Trinity 2 – The cost of service
It seems that there is a right and a wrong time for everything. There are two major similarities between our two readings but each has a different outcome. We could ask if God’s will changes – or if God himself does. In fact, we need to remember that what seems to us to be the right time is not always God’s time.
What are you doing here? A strange question – what would we answer?
Elijah has been through a tough time – he has prophesied several years of drought and famine to king Ahab, who then blamed him when it happened. He was forced to flee to a different country while the queen, Jezebel tried to kill all the prophets who were faithful to God – we read in an earlier chapter of how 100 of them had to be hidden in caves and fed by Obadiah who was in Ahab’s service in charge of the palace but was faithful to God. This must have placed him in some personal danger, but sometimes God has placed the right person for a specific job in the right place at the right time, and Obadiah recognised that this was his time.
Elijah then challenged the prophets of Baal and Asherah to prove whose God was real – taking on in total 850 false prophets. The challenge was to meet on Mount Carmel, prepare an altar and sacrifice, and call to their god and to see which God sent down fire for the offering. As Elijah put it: ‘The God who answers by fire, He is God’. After they had called on their gods all morning Elijah begins to taunt them: ‘Cry aloud! Surely he is a god; either he is meditating, or he has wandered away, or he is on a journey, or perhaps he is asleep and must be awakened.’ Then they cried aloud…. As midday passed, they raved on until the time of the offering of the oblation, but there was no voice, no answer, and no response.’ (1 Kings 18: 27-35).
Elijah then rebuilt the altar of God, put the sacrifice on it and then completely drenched the sacrifice and altar with water so that it was completely soaked. Then he prayed to God – ‘Then the fire of the Lord fell and consumed the burnt-offering, the wood, the stones, and the dust, and even licked up the water that was in the trench.’ (1 Kings 18: 38). The full story is in 1 Kings chapters 17 and 18 and is well worth reading when you have a moment.

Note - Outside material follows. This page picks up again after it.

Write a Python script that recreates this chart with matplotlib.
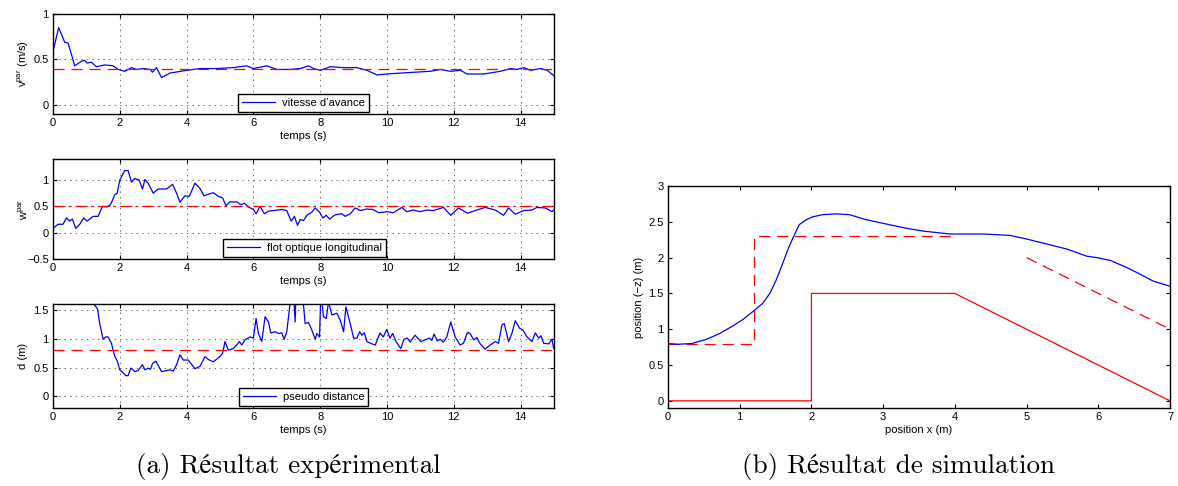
import matplotlib
matplotlib.use("Agg")
import matplotlib.pyplot as plt
import numpy as np

plt.rcParams['font.family'] = ['Liberation Sans', 'DejaVu Sans']
plt.rcParams['mathtext.fontset'] = 'custom'
plt.rcParams['mathtext.rm'] = 'Liberation Sans'
plt.rcParams['mathtext.it'] = 'Liberation Sans'
plt.rcParams['lines.scale_dashes'] = False

# ---------------- data: vitesse d'avance ----------------
t_v = [0.0, 0.17, 0.35, 0.45, 0.55, 0.65, 0.85, 0.95, 1.02, 1.15, 1.3, 1.55, 1.8, 1.95,
       2.15, 2.35, 2.5, 2.7, 2.9, 2.98, 3.1, 3.25, 3.5, 4.0, 4.4, 4.9, 5.4, 5.8, 6.0,
       6.4, 6.7, 7.1, 7.4, 7.65, 7.8, 8.0, 8.3, 8.7, 9.1, 9.4, 9.7, 10.0, 10.4, 11.3,
       11.6, 11.9, 12.2, 12.4, 12.9, 13.4, 13.7, 13.9, 14.1, 14.3, 14.6, 14.8, 15.0]
v_par = [0.59, 0.85, 0.69, 0.68, 0.56, 0.43, 0.48, 0.49, 0.46, 0.47, 0.42, 0.44, 0.43, 0.39,
         0.37, 0.41, 0.39, 0.40, 0.39, 0.36, 0.41, 0.30, 0.35, 0.38, 0.40, 0.40, 0.41, 0.43, 0.40,
         0.43, 0.39, 0.39, 0.40, 0.43, 0.40, 0.38, 0.42, 0.41, 0.41, 0.38, 0.33, 0.34, 0.35, 0.37,
         0.39, 0.37, 0.38, 0.34, 0.34, 0.37, 0.40, 0.39, 0.41, 0.38, 0.40, 0.38, 0.32]
v_ref = 0.4

# ---------------- data: flot optique ----------------
t_w = [0.0, 0.15, 0.3, 0.4, 0.5, 0.58, 0.68, 0.8, 0.92, 1.02, 1.2, 1.35, 1.48, 1.6, 1.72,
       1.85, 1.92, 2.0, 2.15, 2.25, 2.35, 2.45, 2.58, 2.68, 2.75, 2.85, 3.0, 3.15, 3.4,
       3.58, 3.7, 3.8, 3.95, 4.08, 4.25, 4.4, 4.52, 4.65, 4.8, 4.95, 5.08, 5.18, 5.3,
       5.43, 5.5, 5.62, 5.73, 5.85, 6.0, 6.08, 6.2, 6.33, 6.45, 6.6, 6.85, 7.0, 7.13,
       7.23, 7.32, 7.4, 7.5, 7.6, 7.75, 7.85, 7.98, 8.08, 8.18, 8.28, 8.45, 8.65, 8.75,
       8.9, 9.05, 9.2, 9.4, 9.58, 9.75, 9.9, 10.0, 10.19, 10.44, 10.59, 10.79, 10.99,
       11.19, 11.39, 11.69, 11.91, 12.14, 12.41, 12.64, 12.94, 13.24, 13.49, 13.64,
       13.84, 14.09, 14.34, 14.49, 14.74, 14.94, 15.0]
w_par = [0.08, 0.16, 0.16, 0.28, 0.22, 0.26, 0.08, 0.16, 0.28, 0.22, 0.31, 0.31, 0.50, 0.49, 0.53,
         0.72, 0.75, 1.00, 1.18, 1.18, 0.96, 1.03, 1.00, 0.83, 1.01, 0.94, 0.75, 0.83, 0.83,
         0.92, 0.75, 0.58, 0.70, 0.69, 0.94, 0.84, 0.70, 0.73, 0.76, 0.69, 0.66, 0.51, 0.59,
         0.58, 0.59, 0.53, 0.56, 0.49, 0.44, 0.36, 0.50, 0.36, 0.41, 0.42, 0.44, 0.42, 0.22,
         0.31, 0.14, 0.25, 0.23, 0.33, 0.39, 0.47, 0.39, 0.28, 0.33, 0.26, 0.34, 0.36, 0.31,
         0.36, 0.47, 0.42, 0.45, 0.44, 0.38, 0.39, 0.40, 0.38, 0.48, 0.40, 0.43, 0.40,
         0.43, 0.42, 0.48, 0.33, 0.47, 0.37, 0.42, 0.48, 0.43, 0.33, 0.47,
         0.35, 0.42, 0.43, 0.48, 0.47, 0.40, 0.44]
w_ref = 0.5

# ---------------- data: pseudo distance ----------------
t_d = [1.15, 1.23, 1.33, 1.4, 1.5, 1.58, 1.65, 1.75, 1.85, 1.92, 2.0, 2.1, 2.18, 2.25, 2.33,
       2.45, 2.55, 2.68, 2.75, 2.85, 2.92, 2.98, 3.08, 3.25, 3.5, 3.6, 3.7, 3.8, 3.9, 4.05,
       4.25, 4.4, 4.55, 4.65, 4.8, 5.0, 5.08, 5.15, 5.25, 5.4, 5.5, 5.58, 5.65, 5.75, 5.9,
       6.0, 6.08, 6.15, 6.25, 6.35, 6.45, 6.52, 6.65, 6.75, 6.85, 6.92, 7.0, 7.08, 7.18,
       7.25, 7.3, 7.45, 7.55, 7.65, 7.75, 7.85, 7.9, 7.98, 8.02, 8.1, 8.18, 8.25, 8.35,
       8.5, 8.6, 8.7, 8.77, 8.9, 9.0, 9.1, 9.18, 9.25, 9.32, 9.4, 9.55, 9.65, 9.79, 9.89,
       9.99, 10.09, 10.17, 10.27, 10.41, 10.51, 10.61, 10.69, 10.84, 11.01, 11.14, 11.27,
       11.34, 11.41, 11.51, 11.59, 11.69, 11.79, 11.91, 12.04, 12.19, 12.29, 12.41, 12.49,
       12.59, 12.69, 12.79, 12.94, 13.09, 13.24, 13.34, 13.44, 13.51, 13.64, 13.74, 13.84,
       13.97, 14.07, 14.19, 14.34, 14.44, 14.54, 14.61, 14.69, 14.84, 14.94, 14.99]
d_val = [1.7, 1.59, 1.52, 1.26, 0.99, 1.03, 1.03, 0.92, 0.69, 0.62, 0.46, 0.41, 0.36, 0.36, 0.49,
         0.43, 0.45, 0.55, 0.46, 0.49, 0.47, 0.57, 0.61, 0.43, 0.46, 0.44, 0.55, 0.72, 0.63, 0.63,
         0.48, 0.52, 0.69, 0.64, 0.60, 0.69, 0.75, 0.95, 0.80, 0.83, 0.89, 0.95, 0.89, 0.98, 1.03,
         1.01, 1.35, 1.09, 0.95, 1.38, 1.29, 1.10, 1.12, 1.09, 1.10, 0.99, 1.12, 1.52, 2.0,
         1.29, 2.2, 1.9, 1.26, 1.28, 1.15, 0.99, 1.09, 1.03, 1.8, 1.38, 1.35, 1.64, 1.41,
         1.44, 1.32, 1.12, 1.55, 1.26, 1.01, 1.01, 1.12, 1.06, 1.10, 0.95, 0.91, 0.89, 1.10, 1.03,
         1.16, 1.01, 1.09, 0.95, 0.83, 0.99, 1.01, 0.94, 1.06, 0.95, 0.98, 1.01,
         0.97, 1.08, 0.96, 0.99, 0.94, 1.03, 1.29, 1.03, 0.89, 0.92, 1.11, 1.09,
         0.98, 1.02, 0.91, 0.82, 0.89, 0.95, 0.92, 1.24, 1.26, 0.95, 1.09, 1.31,
         1.18, 1.15, 1.03, 0.95, 1.10, 1.01, 1.05, 0.92, 0.91, 0.99, 0.83]
d_ref = 0.8

# ---------------- data: simulation ----------------
x_traj = [0.0, 0.14, 0.33, 0.54, 0.72, 0.91, 1.05, 1.2, 1.32, 1.42, 1.51, 1.60, 1.67, 1.74,
          1.83, 1.93, 2.02, 2.16, 2.34, 2.53, 2.76, 3.04, 3.32, 3.56, 3.93, 4.4, 4.77, 5.0,
          5.28, 5.56, 5.84, 5.98, 6.17, 6.4, 6.58, 6.77, 7.0]
z_traj = [0.80, 0.79, 0.80, 0.86, 0.94, 1.05, 1.14, 1.26, 1.36, 1.50, 1.69, 1.92, 2.11, 2.27,
          2.46, 2.53, 2.57, 2.60, 2.61, 2.60, 2.53, 2.47, 2.41, 2.37, 2.33, 2.33, 2.31, 2.26,
          2.19, 2.12, 2.02, 2.00, 1.96, 1.86, 1.77, 1.67, 1.60]
x_terrain = [0, 2, 2, 4, 7]
z_terrain = [0, 0, 1.5, 1.5, 0]
x_cons1 = [0, 1.2, 1.2, 4]
z_cons1 = [0.8, 0.8, 2.3, 2.3]
x_cons2 = [5, 7]
z_cons2 = [2.0, 1.0]

caption_a = '(a) Résultat expérimental'
caption_b = '(b) Résultat de simulation'

BLUE = '#0000ff'
RED = '#ff0000'
LW = 0.9

fig = plt.figure(figsize=(11.78, 4.86), dpi=100)

W, H = 1178.0, 486.0
def box(x0, y0, x1, y1):
    return [x0 / W, 1 - y1 / H, (x1 - x0) / W, (y1 - y0) / H]

def style(ax, grid=True):
    ax.tick_params(direction='in', top=True, right=True, labelsize=8, length=3,
                   width=0.8, pad=3, colors='black')
    for s in ax.spines.values():
        s.set_linewidth(1.0)
    if grid:
        ax.grid(True, linestyle=(0, (1, 3)), color='0.35', linewidth=0.6)
    ax.set_axisbelow(True)

def ylab(ax, text, xpix, x0, x1):
    ax.set_ylabel(text, fontsize=8, va='center')
    ax.yaxis.set_label_coords((xpix - x0) / (x1 - x0), 0.5)

def legend(ax, label, x, y):
    leg = ax.legend([label], loc='lower left', bbox_to_anchor=(x, y), borderaxespad=0,
                    fontsize=8, fancybox=False, edgecolor='black', framealpha=1,
                    handlelength=3.0, borderpad=0.35, handletextpad=0.6)
    leg.get_frame().set_linewidth(1.0)

# top panel
ax1 = fig.add_axes(box(53, 14, 554, 114))
ax1.plot(t_v, v_par, color=BLUE, lw=LW)
ax1.axhline(v_ref, color=RED, lw=LW, dashes=(8, 5))
ax1.set_xlim(0, 15); ax1.set_ylim(-0.1, 1)
ax1.set_xticks(range(0, 15, 2)); ax1.set_yticks([0, 0.5, 1])
ax1.set_yticklabels(['0', '0.5', '1'])
ax1.set_xlabel('temps (s)', fontsize=8, labelpad=2)
ylab(ax1, r'$\mathrm{v}^{\mathrm{par}}$ (m/s)', 23, 53, 554)
style(ax1)
legend(ax1, 'vitesse d’avance', 0.369, 0.02)

# middle panel
ax2 = fig.add_axes(box(53, 159, 554, 259))
ax2.plot(t_w, w_par, color=BLUE, lw=LW)
ax2.axhline(w_ref, color=RED, lw=LW, dashes=(8, 3, 2, 3))
ax2.set_xlim(0, 15); ax2.set_ylim(-0.5, 1.4)
ax2.set_xticks(range(0, 15, 2)); ax2.set_yticks([-0.5, 0, 0.5, 1])
ax2.set_yticklabels(['\u22120.5', '0', '0.5', '1'])
ax2.set_xlabel('temps (s)', fontsize=8, labelpad=2)
ylab(ax2, r'$\mathrm{w}^{\mathrm{par}}$', 23.5, 53, 554)
style(ax2)
legend(ax2, 'flot optique longitudinal', 0.339, 0.02)

# bottom panel
ax3 = fig.add_axes(box(53, 304, 554, 408))
ax3.plot(t_d, d_val, color=BLUE, lw=LW)
ax3.axhline(d_ref, color=RED, lw=LW, dashes=(8, 5))
ax3.set_xlim(0, 15); ax3.set_ylim(-0.2, 1.6)
ax3.set_xticks(range(0, 15, 2)); ax3.set_yticks([0, 0.5, 1, 1.5])
ax3.set_yticklabels(['0', '0.5', '1', '1.5'])
ax3.set_xlabel('temps (s)', fontsize=8, labelpad=2)
ylab(ax3, 'd (m)', 22.5, 53, 554)
style(ax3)
legend(ax3, 'pseudo distance', 0.371, 0.02)

# right panel
ax4 = fig.add_axes(box(668, 186, 1170, 408))
ax4.plot(x_terrain, z_terrain, color=RED, lw=LW)
ax4.plot(x_cons1, z_cons1, color=RED, lw=LW, dashes=(8, 5))
ax4.plot(x_cons2, z_cons2, color=RED, lw=LW, dashes=(8, 5))
ax4.plot(x_traj, z_traj, color=BLUE, lw=LW)
ax4.set_xlim(0, 7); ax4.set_ylim(-0.1, 3)
ax4.set_xticks(range(0, 8)); ax4.set_yticks([0, 0.5, 1, 1.5, 2, 2.5, 3])
ax4.set_yticklabels(['0', '0.5', '1', '1.5', '2', '2.5', '3'])
ax4.set_xlabel('position x (m)', fontsize=8, labelpad=2)
ylab(ax4, 'position (\u2212z) (m)', 639, 668, 1170)
style(ax4, grid=False)

# captions (Computer Modern, accented letters fall back to STIX)
cap_fam = ['cmr10', 'STIXGeneral', 'DejaVu Serif']
fig.text(288 / W, 1 - 466 / H, caption_a, ha='center', va='center', fontsize=19.5,
         family=cap_fam)
fig.text(899 / W, 1 - 466 / H, caption_b, ha='center', va='center', fontsize=19.5,
         family=cap_fam)

fig.savefig('out.png', dpi=100)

Elijah was then warned that Jezebel the queen again wanted to have him killed and so again he fled. The story of what happened next is a well-known one, but is worth looking at again – ‘He (God) said, ‘Go out and stand on the mountain before the Lord, for the Lord is about to pass by.’ Now there was a great wind, so strong that it was splitting mountains and breaking rocks in pieces before the Lord, but the Lord was not in the wind; and after the wind an earthquake, but the Lord was not in the earthquake; and after the earthquake a fire, but the Lord was not in the fire; and after the fire a sound of sheer silence. When Elijah heard it, he wrapped his face in his mantle and went out and stood at the entrance of the cave. Then there came a voice to him that said, ‘What are you doing here, Elijah? (I Kings 19: 11-13)’ Twice he is asked the same question – What are you doing here? It seems that Elijah had been expecting something from God – maybe a pat on the back after his epic time, but God seems to be telling him that this is all in a day’s work – and he needs to get on with the next thing.
There is a well-known saying that there is no such thing as a free lunch. This is particularly illustrated by both our readings today. One of the tasks given to Elijah is to find the person God has chosen to be his successor, and he is guided to Elisha. There is no question from Elisha as to whether he should follow – he simply asks for a bit of time to take leave of his parents, and then gives away to his colleagues what is possibly his most valuable possession – there is always a cost involved. If you read on, you will find that the succession actually took place some years later as far as we can tell, but Elisha followed his master from then onwards.
This rather raises the question as to why Jesus seemed to have less patience with the people who wanted to follow him and with his disciples who wanted to emulate Elijah and call down fire from heaven. Possibly it was just not in God’s timeline. Perhaps the fact that Jesus knew what was to come in Jerusalem also showed to him that the people who wanted to follow him were not prepared for the events that were to come. I wonder if I would have been either.
There is a cost involved in following God – for Elisha, his family and possessions. For the would-be disciples, family duties and home life. Nowadays the cost is more likely to be in the region of the respect of others. When comedian Frank Skinner ‘outed’ himself as a believing catholic, he said something to the effect that nowadays, to identify with the Christian church is to announce to the world that you are some kind of crank. As Paul tells us in 1 Corinthians 1 v18: ‘the preaching of the cross is folly to those who are perishing, but to us who are being saved it is the wisdom of God’. Could this be part of the cost for us nowadays – in what is sometimes called the post Christian age? Are we prepared to stand up and be counted? Calling down fire from heaven is a much more exciting proposition, but what is God actually asking us to do at this time – in his time?